The subject of players standing for the national anthem also came up on Tuesday’s call.

Trump praised Jerry Jones this week for saying any player who didn’t stand for the anthem would be benched.

Owners will consider a rule requiring players to stand for the national anthem at next week’s annual fall meeting in New York. If the league were to pass such a rule, it would almost certainly be challenged by the NFLPA.

Trump’s latest Twitter fallacy comes just two days after Vice President Mike Pence created a distraction by walking out of a Colts game after several 49ers players kneeled during the national anthem. These protests began with the 49ers, when Colin Kaepernick first began to sit for the anthem during the 2016 preseason. San Francisco players have consistently participated in these demonstrations, and Trump and Pence knew it.

It’s also worth noting that player protests during the national anthem are not intended to disrespect the anthem, flag, or nation. Players who protest are doing so to raise awareness of the inequality and oppression black Americans face daily.

This is not even remotely Trump’s first false statement about the NFL. In the past, the president has said that ratings and attendance are down because of anthem protests, players can’t dance in the end zone, and that there’s a rule teams could enforce to make players stand for the anthem. All of these things are categorically false.

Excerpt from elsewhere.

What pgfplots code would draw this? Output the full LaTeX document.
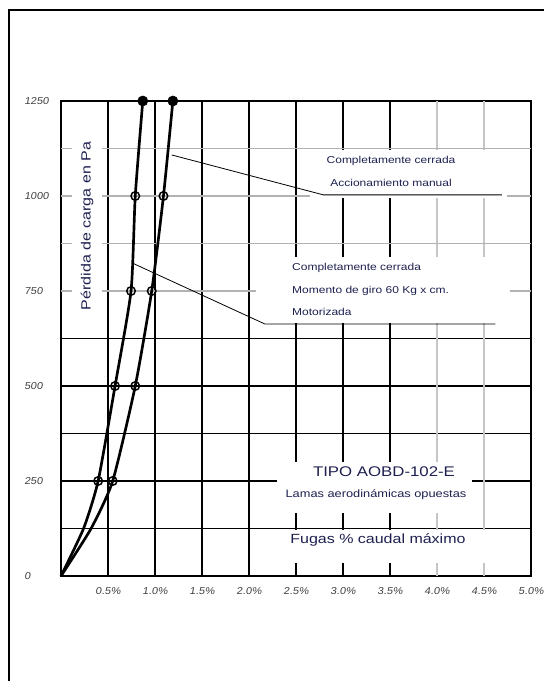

Trump’s ire at the NFL is a convenient distraction from this administration’s poor response to the ongoing humanitarian crisis in Puerto Rico, the investigation into the Trump campaign’s connections with Russia, his dangerously misguided approach to dealing with North Korea, and other issues. Nevertheless, his tweets making the league just one more battleground in the culture war are likely to continue.